Source code of charts:

##########

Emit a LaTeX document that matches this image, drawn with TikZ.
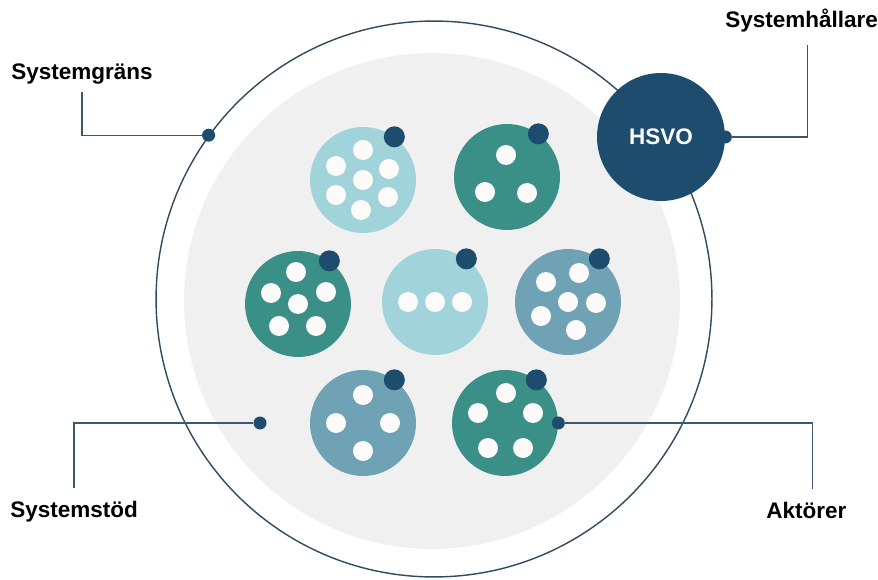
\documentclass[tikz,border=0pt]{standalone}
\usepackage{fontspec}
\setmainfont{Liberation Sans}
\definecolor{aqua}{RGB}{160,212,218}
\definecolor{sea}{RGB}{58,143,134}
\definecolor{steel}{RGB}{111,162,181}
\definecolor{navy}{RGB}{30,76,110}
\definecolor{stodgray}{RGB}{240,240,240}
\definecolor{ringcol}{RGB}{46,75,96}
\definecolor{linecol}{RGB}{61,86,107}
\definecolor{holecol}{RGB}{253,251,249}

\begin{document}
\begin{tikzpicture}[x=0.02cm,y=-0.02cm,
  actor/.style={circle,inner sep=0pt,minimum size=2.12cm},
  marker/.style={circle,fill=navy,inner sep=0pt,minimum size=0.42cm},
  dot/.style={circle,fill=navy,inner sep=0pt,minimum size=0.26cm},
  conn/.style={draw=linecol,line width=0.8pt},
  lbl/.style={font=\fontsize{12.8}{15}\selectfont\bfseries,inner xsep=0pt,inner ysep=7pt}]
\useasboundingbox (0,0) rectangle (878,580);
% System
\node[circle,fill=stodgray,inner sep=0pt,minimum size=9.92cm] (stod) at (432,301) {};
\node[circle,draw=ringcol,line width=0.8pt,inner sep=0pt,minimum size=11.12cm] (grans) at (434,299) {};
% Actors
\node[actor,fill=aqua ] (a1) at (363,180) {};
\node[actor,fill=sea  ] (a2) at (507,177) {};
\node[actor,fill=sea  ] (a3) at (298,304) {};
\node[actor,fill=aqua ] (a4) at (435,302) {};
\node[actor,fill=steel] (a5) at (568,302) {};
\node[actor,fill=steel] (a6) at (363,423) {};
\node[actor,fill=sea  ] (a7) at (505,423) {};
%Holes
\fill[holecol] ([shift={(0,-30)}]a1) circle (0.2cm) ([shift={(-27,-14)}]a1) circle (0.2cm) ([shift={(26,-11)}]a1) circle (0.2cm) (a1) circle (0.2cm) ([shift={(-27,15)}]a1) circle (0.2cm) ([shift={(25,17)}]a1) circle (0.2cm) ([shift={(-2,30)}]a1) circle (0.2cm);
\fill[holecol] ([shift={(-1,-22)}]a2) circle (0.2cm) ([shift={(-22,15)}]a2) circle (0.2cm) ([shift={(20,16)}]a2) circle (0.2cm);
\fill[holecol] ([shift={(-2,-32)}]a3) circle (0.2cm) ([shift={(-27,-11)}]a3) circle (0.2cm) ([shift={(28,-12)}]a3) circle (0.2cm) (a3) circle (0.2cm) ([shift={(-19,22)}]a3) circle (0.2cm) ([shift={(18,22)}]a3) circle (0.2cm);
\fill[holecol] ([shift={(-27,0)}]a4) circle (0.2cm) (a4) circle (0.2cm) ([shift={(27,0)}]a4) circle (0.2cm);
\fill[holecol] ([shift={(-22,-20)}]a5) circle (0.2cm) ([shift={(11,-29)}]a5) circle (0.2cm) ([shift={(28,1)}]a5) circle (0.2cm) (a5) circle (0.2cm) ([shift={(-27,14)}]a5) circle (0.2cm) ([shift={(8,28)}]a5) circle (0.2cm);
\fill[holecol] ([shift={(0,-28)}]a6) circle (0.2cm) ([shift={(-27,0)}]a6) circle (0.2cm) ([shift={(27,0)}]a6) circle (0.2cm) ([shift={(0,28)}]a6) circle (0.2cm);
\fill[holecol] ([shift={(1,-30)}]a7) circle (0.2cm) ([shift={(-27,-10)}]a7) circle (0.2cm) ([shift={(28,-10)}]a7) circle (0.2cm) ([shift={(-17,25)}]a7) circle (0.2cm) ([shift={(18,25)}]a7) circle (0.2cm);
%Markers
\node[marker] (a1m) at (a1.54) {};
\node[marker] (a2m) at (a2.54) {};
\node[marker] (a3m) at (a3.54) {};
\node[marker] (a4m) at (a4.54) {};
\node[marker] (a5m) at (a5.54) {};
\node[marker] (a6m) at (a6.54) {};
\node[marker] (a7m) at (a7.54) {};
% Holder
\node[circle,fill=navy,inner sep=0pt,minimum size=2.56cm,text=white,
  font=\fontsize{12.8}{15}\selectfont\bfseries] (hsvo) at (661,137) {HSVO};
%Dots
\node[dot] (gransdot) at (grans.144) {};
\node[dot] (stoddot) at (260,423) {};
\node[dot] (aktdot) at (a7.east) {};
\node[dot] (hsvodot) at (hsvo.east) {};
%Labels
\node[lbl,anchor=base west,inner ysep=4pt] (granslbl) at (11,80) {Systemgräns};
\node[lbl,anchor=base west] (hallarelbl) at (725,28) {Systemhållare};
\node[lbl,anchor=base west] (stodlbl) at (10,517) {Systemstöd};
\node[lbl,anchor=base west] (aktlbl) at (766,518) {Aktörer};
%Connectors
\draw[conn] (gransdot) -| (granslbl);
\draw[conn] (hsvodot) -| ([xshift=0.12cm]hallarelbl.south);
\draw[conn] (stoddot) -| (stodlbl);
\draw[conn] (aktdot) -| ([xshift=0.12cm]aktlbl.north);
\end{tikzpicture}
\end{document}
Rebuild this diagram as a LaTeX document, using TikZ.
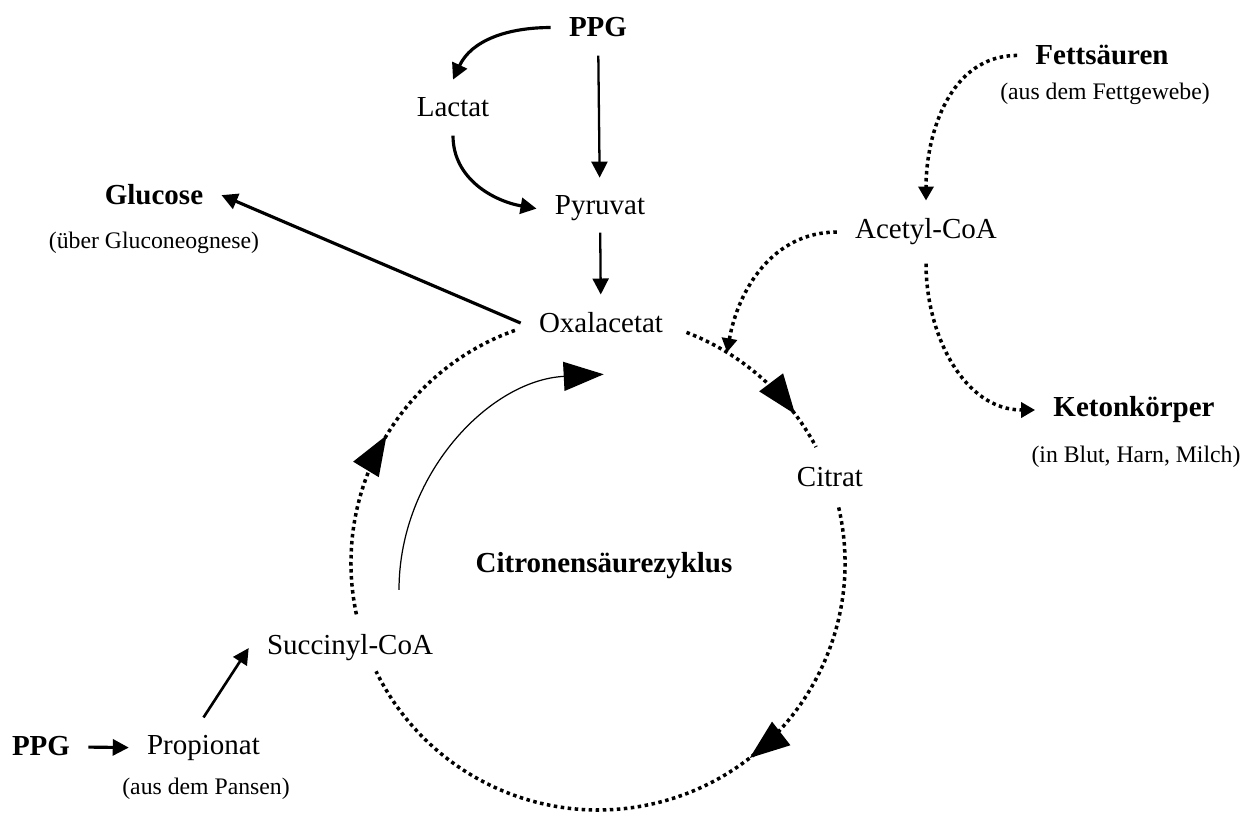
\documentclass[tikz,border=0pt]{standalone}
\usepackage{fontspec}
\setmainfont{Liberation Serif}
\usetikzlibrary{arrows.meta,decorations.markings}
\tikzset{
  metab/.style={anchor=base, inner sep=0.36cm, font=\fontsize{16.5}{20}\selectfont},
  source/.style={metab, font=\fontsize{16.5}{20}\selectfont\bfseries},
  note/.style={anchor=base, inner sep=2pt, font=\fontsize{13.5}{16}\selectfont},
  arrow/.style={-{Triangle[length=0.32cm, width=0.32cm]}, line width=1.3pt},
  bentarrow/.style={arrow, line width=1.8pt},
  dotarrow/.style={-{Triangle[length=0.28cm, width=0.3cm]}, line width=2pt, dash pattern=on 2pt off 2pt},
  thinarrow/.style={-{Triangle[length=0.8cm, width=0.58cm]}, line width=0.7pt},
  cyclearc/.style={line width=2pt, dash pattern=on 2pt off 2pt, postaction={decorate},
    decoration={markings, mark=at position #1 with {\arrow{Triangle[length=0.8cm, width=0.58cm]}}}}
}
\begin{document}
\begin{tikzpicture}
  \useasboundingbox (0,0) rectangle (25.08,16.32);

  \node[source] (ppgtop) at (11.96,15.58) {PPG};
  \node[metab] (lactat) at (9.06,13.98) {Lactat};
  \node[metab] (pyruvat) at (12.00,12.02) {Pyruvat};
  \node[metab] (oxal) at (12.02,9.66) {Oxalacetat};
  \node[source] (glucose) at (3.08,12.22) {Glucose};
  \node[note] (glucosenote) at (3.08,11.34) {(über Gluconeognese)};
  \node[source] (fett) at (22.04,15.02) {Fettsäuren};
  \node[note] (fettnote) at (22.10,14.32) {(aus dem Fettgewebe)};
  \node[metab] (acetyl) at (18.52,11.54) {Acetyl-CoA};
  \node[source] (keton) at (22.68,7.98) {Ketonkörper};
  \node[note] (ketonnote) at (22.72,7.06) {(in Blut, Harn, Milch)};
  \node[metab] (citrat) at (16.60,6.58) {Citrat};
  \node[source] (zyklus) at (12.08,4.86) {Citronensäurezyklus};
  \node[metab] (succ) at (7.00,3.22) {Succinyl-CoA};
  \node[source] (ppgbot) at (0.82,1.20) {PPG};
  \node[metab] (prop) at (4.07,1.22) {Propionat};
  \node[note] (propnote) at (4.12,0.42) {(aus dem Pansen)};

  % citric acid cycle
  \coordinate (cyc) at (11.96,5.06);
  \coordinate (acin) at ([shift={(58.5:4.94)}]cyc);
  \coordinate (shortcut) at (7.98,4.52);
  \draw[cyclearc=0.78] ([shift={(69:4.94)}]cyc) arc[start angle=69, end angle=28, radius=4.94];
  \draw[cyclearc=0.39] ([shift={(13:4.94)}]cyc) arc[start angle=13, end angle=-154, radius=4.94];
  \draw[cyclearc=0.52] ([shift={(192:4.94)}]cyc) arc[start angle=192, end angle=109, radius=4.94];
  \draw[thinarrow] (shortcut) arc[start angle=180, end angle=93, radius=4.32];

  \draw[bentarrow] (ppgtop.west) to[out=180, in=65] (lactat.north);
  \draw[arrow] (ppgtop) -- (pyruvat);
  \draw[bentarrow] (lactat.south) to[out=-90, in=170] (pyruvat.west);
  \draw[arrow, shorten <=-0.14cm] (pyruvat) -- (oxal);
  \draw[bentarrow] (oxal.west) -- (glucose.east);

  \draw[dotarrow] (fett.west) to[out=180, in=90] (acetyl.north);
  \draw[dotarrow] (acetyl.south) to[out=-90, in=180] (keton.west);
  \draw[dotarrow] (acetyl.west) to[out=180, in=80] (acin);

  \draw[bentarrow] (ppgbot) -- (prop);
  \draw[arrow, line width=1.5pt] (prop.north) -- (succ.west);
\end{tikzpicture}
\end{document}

##########

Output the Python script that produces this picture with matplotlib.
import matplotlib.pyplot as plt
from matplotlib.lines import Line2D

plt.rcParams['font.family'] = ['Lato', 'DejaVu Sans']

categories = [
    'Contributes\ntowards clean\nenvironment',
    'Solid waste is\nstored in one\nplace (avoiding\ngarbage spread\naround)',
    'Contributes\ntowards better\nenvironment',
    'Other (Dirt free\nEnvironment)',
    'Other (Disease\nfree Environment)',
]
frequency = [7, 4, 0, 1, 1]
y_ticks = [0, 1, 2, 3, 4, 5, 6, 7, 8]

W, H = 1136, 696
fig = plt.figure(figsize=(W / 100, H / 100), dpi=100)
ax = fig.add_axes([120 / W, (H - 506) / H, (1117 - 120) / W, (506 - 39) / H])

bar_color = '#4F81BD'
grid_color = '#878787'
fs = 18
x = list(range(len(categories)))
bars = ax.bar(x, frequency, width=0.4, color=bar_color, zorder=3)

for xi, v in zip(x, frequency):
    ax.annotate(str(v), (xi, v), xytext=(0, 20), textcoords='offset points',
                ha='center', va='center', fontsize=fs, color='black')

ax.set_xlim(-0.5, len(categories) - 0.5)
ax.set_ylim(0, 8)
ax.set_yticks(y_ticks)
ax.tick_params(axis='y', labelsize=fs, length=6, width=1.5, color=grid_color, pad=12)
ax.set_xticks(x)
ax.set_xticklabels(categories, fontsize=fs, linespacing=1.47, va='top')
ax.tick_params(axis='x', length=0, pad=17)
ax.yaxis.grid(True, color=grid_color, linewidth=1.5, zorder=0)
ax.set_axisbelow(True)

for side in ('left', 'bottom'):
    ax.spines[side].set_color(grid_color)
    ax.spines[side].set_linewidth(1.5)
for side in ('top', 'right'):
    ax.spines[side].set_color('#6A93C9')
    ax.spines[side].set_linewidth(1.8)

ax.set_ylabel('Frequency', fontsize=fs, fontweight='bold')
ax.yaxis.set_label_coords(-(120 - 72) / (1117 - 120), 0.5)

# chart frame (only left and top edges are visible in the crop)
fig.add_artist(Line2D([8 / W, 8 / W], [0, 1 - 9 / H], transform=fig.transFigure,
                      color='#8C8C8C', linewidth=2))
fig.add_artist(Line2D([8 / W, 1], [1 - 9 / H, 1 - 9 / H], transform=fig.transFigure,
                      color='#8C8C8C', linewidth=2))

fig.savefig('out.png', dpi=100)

##########

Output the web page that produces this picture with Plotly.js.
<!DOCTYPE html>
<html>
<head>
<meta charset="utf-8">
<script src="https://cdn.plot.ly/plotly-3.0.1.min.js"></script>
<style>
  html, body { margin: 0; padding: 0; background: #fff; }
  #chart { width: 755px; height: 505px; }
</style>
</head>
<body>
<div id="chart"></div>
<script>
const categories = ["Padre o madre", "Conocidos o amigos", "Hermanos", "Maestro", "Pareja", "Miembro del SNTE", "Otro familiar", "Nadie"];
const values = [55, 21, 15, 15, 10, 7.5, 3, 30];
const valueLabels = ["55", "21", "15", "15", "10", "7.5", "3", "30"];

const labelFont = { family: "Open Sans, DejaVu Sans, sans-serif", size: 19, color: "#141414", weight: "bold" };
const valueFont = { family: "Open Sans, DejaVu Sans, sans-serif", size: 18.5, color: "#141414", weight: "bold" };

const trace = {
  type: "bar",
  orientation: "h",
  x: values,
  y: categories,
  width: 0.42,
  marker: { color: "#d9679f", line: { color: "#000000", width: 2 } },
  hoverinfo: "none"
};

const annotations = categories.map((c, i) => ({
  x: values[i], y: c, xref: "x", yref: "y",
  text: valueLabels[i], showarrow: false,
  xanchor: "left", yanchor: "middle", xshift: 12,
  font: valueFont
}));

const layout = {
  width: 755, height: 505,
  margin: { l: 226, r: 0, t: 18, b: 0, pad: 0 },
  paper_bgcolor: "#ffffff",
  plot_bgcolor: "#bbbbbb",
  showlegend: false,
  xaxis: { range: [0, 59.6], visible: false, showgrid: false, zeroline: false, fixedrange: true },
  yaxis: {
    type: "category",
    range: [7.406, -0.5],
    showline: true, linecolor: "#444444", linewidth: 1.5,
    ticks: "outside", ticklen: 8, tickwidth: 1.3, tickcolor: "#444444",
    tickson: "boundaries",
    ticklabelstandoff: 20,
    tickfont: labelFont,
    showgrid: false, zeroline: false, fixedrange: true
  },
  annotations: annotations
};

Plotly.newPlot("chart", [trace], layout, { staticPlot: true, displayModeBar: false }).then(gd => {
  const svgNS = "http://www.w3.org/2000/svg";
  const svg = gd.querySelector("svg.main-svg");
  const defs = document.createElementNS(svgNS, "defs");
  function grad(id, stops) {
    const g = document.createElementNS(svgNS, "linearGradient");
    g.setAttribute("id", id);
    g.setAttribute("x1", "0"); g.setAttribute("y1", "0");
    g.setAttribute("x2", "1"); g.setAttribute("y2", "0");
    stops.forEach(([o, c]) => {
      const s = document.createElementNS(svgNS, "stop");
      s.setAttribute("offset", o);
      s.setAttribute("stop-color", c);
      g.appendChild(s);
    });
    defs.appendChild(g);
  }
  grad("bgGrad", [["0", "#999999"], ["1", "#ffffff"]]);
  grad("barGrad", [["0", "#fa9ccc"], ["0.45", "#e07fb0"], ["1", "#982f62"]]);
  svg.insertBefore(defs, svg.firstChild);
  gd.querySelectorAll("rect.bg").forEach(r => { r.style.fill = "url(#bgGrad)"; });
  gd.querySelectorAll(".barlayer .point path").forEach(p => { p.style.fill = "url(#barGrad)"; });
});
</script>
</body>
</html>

##########

### The exercise
Without the pictures, write out exactly the lines from the one that has "Rebuild this diagram" down to the one that has "(propnote) at (4.12,0.42)", both included.

### Solution
Rebuild this diagram as a LaTeX document, using TikZ.
\documentclass[tikz,border=0pt]{standalone}
\usepackage{fontspec}
\setmainfont{Liberation Serif}
\usetikzlibrary{arrows.meta,decorations.markings}
\tikzset{
  metab/.style={anchor=base, inner sep=0.36cm, font=\fontsize{16.5}{20}\selectfont},
  source/.style={metab, font=\fontsize{16.5}{20}\selectfont\bfseries},
  note/.style={anchor=base, inner sep=2pt, font=\fontsize{13.5}{16}\selectfont},
  arrow/.style={-{Triangle[length=0.32cm, width=0.32cm]}, line width=1.3pt},
  bentarrow/.style={arrow, line width=1.8pt},
  dotarrow/.style={-{Triangle[length=0.28cm, width=0.3cm]}, line width=2pt, dash pattern=on 2pt off 2pt},
  thinarrow/.style={-{Triangle[length=0.8cm, width=0.58cm]}, line width=0.7pt},
  cyclearc/.style={line width=2pt, dash pattern=on 2pt off 2pt, postaction={decorate},
    decoration={markings, mark=at position #1 with {\arrow{Triangle[length=0.8cm, width=0.58cm]}}}}
}
\begin{document}
\begin{tikzpicture}
  \useasboundingbox (0,0) rectangle (25.08,16.32);

  \node[source] (ppgtop) at (11.96,15.58) {PPG};
  \node[metab] (lactat) at (9.06,13.98) {Lactat};
  \node[metab] (pyruvat) at (12.00,12.02) {Pyruvat};
  \node[metab] (oxal) at (12.02,9.66) {Oxalacetat};
  \node[source] (glucose) at (3.08,12.22) {Glucose};
  \node[note] (glucosenote) at (3.08,11.34) {(über Gluconeognese)};
  \node[source] (fett) at (22.04,15.02) {Fettsäuren};
  \node[note] (fettnote) at (22.10,14.32) {(aus dem Fettgewebe)};
  \node[metab] (acetyl) at (18.52,11.54) {Acetyl-CoA};
  \node[source] (keton) at (22.68,7.98) {Ketonkörper};
  \node[note] (ketonnote) at (22.72,7.06) {(in Blut, Harn, Milch)};
  \node[metab] (citrat) at (16.60,6.58) {Citrat};
  \node[source] (zyklus) at (12.08,4.86) {Citronensäurezyklus};
  \node[metab] (succ) at (7.00,3.22) {Succinyl-CoA};
  \node[source] (ppgbot) at (0.82,1.20) {PPG};
  \node[metab] (prop) at (4.07,1.22) {Propionat};
  \node[note] (propnote) at (4.12,0.42) {(aus dem Pansen)};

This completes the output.